## Start STORED DATA

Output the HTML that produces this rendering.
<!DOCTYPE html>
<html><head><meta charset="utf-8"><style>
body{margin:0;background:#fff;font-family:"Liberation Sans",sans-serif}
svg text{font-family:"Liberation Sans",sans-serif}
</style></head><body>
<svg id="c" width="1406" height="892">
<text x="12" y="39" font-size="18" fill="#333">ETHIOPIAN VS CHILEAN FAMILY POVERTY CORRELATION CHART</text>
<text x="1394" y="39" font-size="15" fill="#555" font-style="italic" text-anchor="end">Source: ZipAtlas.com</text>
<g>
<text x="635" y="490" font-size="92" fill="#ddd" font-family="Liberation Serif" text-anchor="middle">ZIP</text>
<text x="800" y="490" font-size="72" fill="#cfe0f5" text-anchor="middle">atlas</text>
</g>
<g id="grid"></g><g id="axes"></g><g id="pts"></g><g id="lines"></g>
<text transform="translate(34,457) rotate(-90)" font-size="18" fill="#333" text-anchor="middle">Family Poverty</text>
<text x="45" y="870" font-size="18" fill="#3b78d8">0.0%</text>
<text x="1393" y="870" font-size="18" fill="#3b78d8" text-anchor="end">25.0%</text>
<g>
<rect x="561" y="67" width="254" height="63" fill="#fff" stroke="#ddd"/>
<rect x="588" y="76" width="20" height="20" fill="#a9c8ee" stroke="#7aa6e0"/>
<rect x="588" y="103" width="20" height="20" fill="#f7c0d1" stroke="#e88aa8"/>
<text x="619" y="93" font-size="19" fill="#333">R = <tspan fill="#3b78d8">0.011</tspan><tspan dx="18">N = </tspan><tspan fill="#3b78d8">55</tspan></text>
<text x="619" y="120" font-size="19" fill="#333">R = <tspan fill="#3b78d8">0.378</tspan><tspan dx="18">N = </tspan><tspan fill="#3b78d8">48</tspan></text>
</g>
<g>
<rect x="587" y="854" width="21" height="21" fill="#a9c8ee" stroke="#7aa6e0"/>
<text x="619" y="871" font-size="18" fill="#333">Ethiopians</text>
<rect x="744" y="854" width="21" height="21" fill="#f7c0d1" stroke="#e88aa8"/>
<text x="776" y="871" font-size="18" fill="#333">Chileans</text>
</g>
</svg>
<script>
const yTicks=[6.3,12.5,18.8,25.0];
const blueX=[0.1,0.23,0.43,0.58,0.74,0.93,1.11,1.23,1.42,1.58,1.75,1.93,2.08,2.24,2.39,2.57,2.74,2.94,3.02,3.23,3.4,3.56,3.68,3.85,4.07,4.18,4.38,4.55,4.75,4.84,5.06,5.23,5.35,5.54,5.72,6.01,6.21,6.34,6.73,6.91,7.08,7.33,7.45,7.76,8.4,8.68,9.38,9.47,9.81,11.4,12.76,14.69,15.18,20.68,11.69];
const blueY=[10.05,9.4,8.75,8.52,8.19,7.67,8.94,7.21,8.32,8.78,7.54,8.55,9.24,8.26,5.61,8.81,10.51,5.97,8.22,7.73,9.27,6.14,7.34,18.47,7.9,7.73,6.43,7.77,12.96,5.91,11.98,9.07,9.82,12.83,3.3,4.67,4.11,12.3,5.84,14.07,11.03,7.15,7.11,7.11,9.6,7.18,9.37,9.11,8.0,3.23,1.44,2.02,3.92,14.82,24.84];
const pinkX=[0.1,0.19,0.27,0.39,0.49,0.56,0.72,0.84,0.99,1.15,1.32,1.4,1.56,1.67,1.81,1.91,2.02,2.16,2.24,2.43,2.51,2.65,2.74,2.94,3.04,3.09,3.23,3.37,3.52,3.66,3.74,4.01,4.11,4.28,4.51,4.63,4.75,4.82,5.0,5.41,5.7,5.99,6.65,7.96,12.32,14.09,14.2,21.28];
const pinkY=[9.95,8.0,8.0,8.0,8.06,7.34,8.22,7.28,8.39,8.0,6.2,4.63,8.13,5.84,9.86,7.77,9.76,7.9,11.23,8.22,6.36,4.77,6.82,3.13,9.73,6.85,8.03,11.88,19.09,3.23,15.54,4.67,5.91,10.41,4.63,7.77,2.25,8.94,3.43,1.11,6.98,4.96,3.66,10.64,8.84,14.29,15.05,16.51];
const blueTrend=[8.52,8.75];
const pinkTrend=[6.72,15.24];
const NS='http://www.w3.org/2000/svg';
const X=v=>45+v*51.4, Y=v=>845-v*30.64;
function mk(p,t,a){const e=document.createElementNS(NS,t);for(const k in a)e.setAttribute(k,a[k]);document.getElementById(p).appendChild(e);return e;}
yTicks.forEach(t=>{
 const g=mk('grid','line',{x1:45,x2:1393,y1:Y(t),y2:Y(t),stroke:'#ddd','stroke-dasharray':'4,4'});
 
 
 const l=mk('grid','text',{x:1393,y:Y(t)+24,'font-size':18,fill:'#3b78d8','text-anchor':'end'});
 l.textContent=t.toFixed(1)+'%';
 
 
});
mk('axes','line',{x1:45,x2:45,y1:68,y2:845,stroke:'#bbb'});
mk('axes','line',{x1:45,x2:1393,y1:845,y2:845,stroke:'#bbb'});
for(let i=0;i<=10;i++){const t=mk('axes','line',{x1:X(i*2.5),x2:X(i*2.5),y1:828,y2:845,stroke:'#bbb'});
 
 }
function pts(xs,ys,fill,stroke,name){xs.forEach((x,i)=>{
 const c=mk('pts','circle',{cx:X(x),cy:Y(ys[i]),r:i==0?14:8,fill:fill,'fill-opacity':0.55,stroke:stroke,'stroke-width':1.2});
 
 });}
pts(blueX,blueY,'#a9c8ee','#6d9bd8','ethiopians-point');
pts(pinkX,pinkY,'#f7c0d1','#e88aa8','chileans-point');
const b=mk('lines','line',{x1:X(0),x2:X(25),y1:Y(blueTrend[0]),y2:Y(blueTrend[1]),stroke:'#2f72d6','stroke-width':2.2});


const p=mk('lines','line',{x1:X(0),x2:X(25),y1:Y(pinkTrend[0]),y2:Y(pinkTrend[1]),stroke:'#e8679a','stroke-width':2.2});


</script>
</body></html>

## End STORED DATA

Set down the listing in full, keeping every word exactly as it is.

Output the HTML that produces this rendering.
<!DOCTYPE html>
<html><head><meta charset="utf-8"><style>
body{margin:0;background:#fff;font-family:"Liberation Sans",sans-serif}
svg text{font-family:"Liberation Sans",sans-serif}
</style></head><body>
<svg id="c" width="1406" height="892">
<text x="12" y="39" font-size="18" fill="#333">ETHIOPIAN VS CHILEAN FAMILY POVERTY CORRELATION CHART</text>
<text x="1394" y="39" font-size="15" fill="#555" font-style="italic" text-anchor="end">Source: ZipAtlas.com</text>
<g>
<text x="635" y="490" font-size="92" fill="#ddd" font-family="Liberation Serif" text-anchor="middle">ZIP</text>
<text x="800" y="490" font-size="72" fill="#cfe0f5" text-anchor="middle">atlas</text>
</g>
<g id="grid"></g><g id="axes"></g><g id="pts"></g><g id="lines"></g>
<text transform="translate(34,457) rotate(-90)" font-size="18" fill="#333" text-anchor="middle">Family Poverty</text>
<text x="45" y="870" font-size="18" fill="#3b78d8">0.0%</text>
<text x="1393" y="870" font-size="18" fill="#3b78d8" text-anchor="end">25.0%</text>
<g>
<rect x="561" y="67" width="254" height="63" fill="#fff" stroke="#ddd"/>
<rect x="588" y="76" width="20" height="20" fill="#a9c8ee" stroke="#7aa6e0"/>
<rect x="588" y="103" width="20" height="20" fill="#f7c0d1" stroke="#e88aa8"/>
<text x="619" y="93" font-size="19" fill="#333">R = <tspan fill="#3b78d8">0.011</tspan><tspan dx="18">N = </tspan><tspan fill="#3b78d8">55</tspan></text>
<text x="619" y="120" font-size="19" fill="#333">R = <tspan fill="#3b78d8">0.378</tspan><tspan dx="18">N = </tspan><tspan fill="#3b78d8">48</tspan></text>
</g>
<g>
<rect x="587" y="854" width="21" height="21" fill="#a9c8ee" stroke="#7aa6e0"/>
<text x="619" y="871" font-size="18" fill="#333">Ethiopians</text>
<rect x="744" y="854" width="21" height="21" fill="#f7c0d1" stroke="#e88aa8"/>
<text x="776" y="871" font-size="18" fill="#333">Chileans</text>
</g>
</svg>
<script>
const yTicks=[6.3,12.5,18.8,25.0];
const blueX=[0.1,0.23,0.43,0.58,0.74,0.93,1.11,1.23,1.42,1.58,1.75,1.93,2.08,2.24,2.39,2.57,2.74,2.94,3.02,3.23,3.4,3.56,3.68,3.85,4.07,4.18,4.38,4.55,4.75,4.84,5.06,5.23,5.35,5.54,5.72,6.01,6.21,6.34,6.73,6.91,7.08,7.33,7.45,7.76,8.4,8.68,9.38,9.47,9.81,11.4,12.76,14.69,15.18,20.68,11.69];
const blueY=[10.05,9.4,8.75,8.52,8.19,7.67,8.94,7.21,8.32,8.78,7.54,8.55,9.24,8.26,5.61,8.81,10.51,5.97,8.22,7.73,9.27,6.14,7.34,18.47,7.9,7.73,6.43,7.77,12.96,5.91,11.98,9.07,9.82,12.83,3.3,4.67,4.11,12.3,5.84,14.07,11.03,7.15,7.11,7.11,9.6,7.18,9.37,9.11,8.0,3.23,1.44,2.02,3.92,14.82,24.84];
const pinkX=[0.1,0.19,0.27,0.39,0.49,0.56,0.72,0.84,0.99,1.15,1.32,1.4,1.56,1.67,1.81,1.91,2.02,2.16,2.24,2.43,2.51,2.65,2.74,2.94,3.04,3.09,3.23,3.37,3.52,3.66,3.74,4.01,4.11,4.28,4.51,4.63,4.75,4.82,5.0,5.41,5.7,5.99,6.65,7.96,12.32,14.09,14.2,21.28];
const pinkY=[9.95,8.0,8.0,8.0,8.06,7.34,8.22,7.28,8.39,8.0,6.2,4.63,8.13,5.84,9.86,7.77,9.76,7.9,11.23,8.22,6.36,4.77,6.82,3.13,9.73,6.85,8.03,11.88,19.09,3.23,15.54,4.67,5.91,10.41,4.63,7.77,2.25,8.94,3.43,1.11,6.98,4.96,3.66,10.64,8.84,14.29,15.05,16.51];
const blueTrend=[8.52,8.75];
const pinkTrend=[6.72,15.24];
const NS='http://www.w3.org/2000/svg';
const X=v=>45+v*51.4, Y=v=>845-v*30.64;
function mk(p,t,a){const e=document.createElementNS(NS,t);for(const k in a)e.setAttribute(k,a[k]);document.getElementById(p).appendChild(e);return e;}
yTicks.forEach(t=>{
 const g=mk('grid','line',{x1:45,x2:1393,y1:Y(t),y2:Y(t),stroke:'#ddd','stroke-dasharray':'4,4'});
 
 
 const l=mk('grid','text',{x:1393,y:Y(t)+24,'font-size':18,fill:'#3b78d8','text-anchor':'end'});
 l.textContent=t.toFixed(1)+'%';
 
 
});
mk('axes','line',{x1:45,x2:45,y1:68,y2:845,stroke:'#bbb'});
mk('axes','line',{x1:45,x2:1393,y1:845,y2:845,stroke:'#bbb'});
for(let i=0;i<=10;i++){const t=mk('axes','line',{x1:X(i*2.5),x2:X(i*2.5),y1:828,y2:845,stroke:'#bbb'});
 
 }
function pts(xs,ys,fill,stroke,name){xs.forEach((x,i)=>{
 const c=mk('pts','circle',{cx:X(x),cy:Y(ys[i]),r:i==0?14:8,fill:fill,'fill-opacity':0.55,stroke:stroke,'stroke-width':1.2});
 
 });}
pts(blueX,blueY,'#a9c8ee','#6d9bd8','ethiopians-point');
pts(pinkX,pinkY,'#f7c0d1','#e88aa8','chileans-point');
const b=mk('lines','line',{x1:X(0),x2:X(25),y1:Y(blueTrend[0]),y2:Y(blueTrend[1]),stroke:'#2f72d6','stroke-width':2.2});


const p=mk('lines','line',{x1:X(0),x2:X(25),y1:Y(pinkTrend[0]),y2:Y(pinkTrend[1]),stroke:'#e8679a','stroke-width':2.2});


</script>
</body></html>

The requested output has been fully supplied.